New York was supposed to be a two to three year thing. I would get the big city out of my system then bounce. I was sure of it.

During my first couple years here I had trouble committing to anything that seemed to dig roots. I let winters pass without an expensive "real" coat, sure I'd make a move before the season rolled around again. I never upgraded from a set of ugly plastic drawers in my bedroom. Why spend on furniture I'd eventually lug cross country? I constantly imagined myself elsewhere- in Boulder, in Tampa, in DC, in Chicago, even Buenos Aires.

At the beginning of the month my roommate moved out, leaving me with an apartment that looked like it had been robbed- next to no furniture, not even a spoon to my name. She had furnished our tiny two-bedroom years before I got there and of course boxed it all up for her new place when she left. I needed a new everything. Plastic furniture was unacceptable in my bedroom; It would be blasphemous in our living room.

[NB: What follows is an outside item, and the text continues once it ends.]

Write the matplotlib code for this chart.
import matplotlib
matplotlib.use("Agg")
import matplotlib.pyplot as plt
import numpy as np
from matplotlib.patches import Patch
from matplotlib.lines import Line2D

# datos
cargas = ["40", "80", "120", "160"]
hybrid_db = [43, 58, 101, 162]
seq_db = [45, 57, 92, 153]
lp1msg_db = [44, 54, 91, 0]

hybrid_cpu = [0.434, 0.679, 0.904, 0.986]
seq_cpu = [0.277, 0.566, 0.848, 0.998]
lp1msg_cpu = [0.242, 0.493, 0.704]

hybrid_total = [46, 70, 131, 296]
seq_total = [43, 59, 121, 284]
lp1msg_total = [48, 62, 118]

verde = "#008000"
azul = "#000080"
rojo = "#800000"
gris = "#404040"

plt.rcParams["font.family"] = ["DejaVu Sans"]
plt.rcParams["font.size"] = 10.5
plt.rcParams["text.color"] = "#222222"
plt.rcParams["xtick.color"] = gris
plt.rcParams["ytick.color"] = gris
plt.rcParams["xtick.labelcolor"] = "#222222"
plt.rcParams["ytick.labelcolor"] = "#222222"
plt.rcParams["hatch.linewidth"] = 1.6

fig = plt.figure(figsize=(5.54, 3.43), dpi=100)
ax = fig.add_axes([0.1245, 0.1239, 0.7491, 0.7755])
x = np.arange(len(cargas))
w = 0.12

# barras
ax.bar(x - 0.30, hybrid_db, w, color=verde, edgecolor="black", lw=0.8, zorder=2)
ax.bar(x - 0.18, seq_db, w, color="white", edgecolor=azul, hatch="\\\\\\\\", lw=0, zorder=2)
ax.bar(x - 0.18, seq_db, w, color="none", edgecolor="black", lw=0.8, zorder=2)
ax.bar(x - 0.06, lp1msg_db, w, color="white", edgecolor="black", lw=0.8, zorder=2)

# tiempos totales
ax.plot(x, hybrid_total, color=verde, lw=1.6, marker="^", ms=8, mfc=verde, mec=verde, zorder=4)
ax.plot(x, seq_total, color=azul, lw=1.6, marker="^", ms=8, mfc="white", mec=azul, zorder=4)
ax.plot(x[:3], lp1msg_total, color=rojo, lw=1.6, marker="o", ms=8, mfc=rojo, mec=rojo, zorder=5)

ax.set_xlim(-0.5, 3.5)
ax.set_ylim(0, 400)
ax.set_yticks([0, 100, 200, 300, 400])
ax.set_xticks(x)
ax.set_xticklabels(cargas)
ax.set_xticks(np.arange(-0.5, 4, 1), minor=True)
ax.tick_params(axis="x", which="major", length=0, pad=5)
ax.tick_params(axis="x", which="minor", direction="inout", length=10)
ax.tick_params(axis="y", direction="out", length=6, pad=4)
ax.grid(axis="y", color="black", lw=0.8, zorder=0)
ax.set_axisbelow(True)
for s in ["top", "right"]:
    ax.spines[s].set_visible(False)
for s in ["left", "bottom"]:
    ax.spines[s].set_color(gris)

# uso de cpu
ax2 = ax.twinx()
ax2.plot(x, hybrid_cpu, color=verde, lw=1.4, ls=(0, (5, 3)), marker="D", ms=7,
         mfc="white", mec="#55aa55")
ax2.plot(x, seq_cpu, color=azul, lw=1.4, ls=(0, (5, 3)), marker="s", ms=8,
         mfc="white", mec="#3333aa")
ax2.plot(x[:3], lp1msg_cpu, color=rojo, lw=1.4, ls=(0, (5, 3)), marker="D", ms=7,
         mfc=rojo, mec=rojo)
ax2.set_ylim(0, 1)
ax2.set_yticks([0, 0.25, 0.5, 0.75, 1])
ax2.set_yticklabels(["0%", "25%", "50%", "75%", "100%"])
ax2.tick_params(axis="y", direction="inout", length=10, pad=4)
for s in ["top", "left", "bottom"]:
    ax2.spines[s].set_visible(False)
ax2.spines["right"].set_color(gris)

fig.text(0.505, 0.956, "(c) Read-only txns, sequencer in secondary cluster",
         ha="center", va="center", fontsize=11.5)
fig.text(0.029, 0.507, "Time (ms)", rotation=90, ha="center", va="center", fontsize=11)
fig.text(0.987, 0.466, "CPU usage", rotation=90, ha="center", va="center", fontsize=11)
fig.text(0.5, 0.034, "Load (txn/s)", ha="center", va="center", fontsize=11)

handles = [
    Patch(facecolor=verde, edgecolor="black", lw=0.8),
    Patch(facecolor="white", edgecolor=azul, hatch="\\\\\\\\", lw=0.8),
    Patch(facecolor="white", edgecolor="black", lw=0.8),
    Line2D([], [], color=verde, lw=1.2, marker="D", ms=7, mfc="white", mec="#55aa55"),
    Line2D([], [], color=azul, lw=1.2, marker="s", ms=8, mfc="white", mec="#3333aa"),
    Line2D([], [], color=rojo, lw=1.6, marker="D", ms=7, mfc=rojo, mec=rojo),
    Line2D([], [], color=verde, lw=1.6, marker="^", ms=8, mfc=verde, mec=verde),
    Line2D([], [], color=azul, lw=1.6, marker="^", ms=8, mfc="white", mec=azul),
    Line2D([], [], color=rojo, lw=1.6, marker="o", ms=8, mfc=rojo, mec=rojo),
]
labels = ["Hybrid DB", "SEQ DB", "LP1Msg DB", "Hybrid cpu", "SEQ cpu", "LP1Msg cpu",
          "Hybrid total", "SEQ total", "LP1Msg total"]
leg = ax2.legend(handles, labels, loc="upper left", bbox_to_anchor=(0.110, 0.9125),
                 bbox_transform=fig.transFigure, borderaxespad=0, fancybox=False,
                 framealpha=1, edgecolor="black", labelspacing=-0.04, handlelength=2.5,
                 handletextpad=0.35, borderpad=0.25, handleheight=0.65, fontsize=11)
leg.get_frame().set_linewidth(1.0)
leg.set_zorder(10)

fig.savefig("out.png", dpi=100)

Alone, sitting on the floor of my empty kitchen the day after my roommate moved out (and a few days before my new roommate moved it), it all finally hit me.

I had spent the last 24 hours punching my credit card number into furniture Web sites, clicking yes to everything that would make my abode livable again. I never hesitated. In fact, the idea of finally making an apartment my own excited me (even if it is exclusively furnished by Ikea and Craig's List).

Through all the transition it never occurred to me that I could just get up and go- toss those plastic drawers and leave NYC, like I always planned. Really, it's been months- maybe even a year- since I've even thought about getting out of the city like I constantly used to. Instead, three years after moving from Florida, I find the idea of permanency here comforting. I'm eager to commit and grateful for the attachments I've already made. I'll paint my walls, splurge on a dresser, maybe even fall for someone here. I don't mind the ties.

I plan to stay awhile.

1 comment:

  1. That's exactly how I felt about Chicago Vanessa! I only bought a real down coat at the end of last year in Denver, and now the idea of committing to a year's lease in August, aka staying in Boulder for another day, completely terrifies me. I'm hoping to feel like I want to stay somewhere for a while soon too!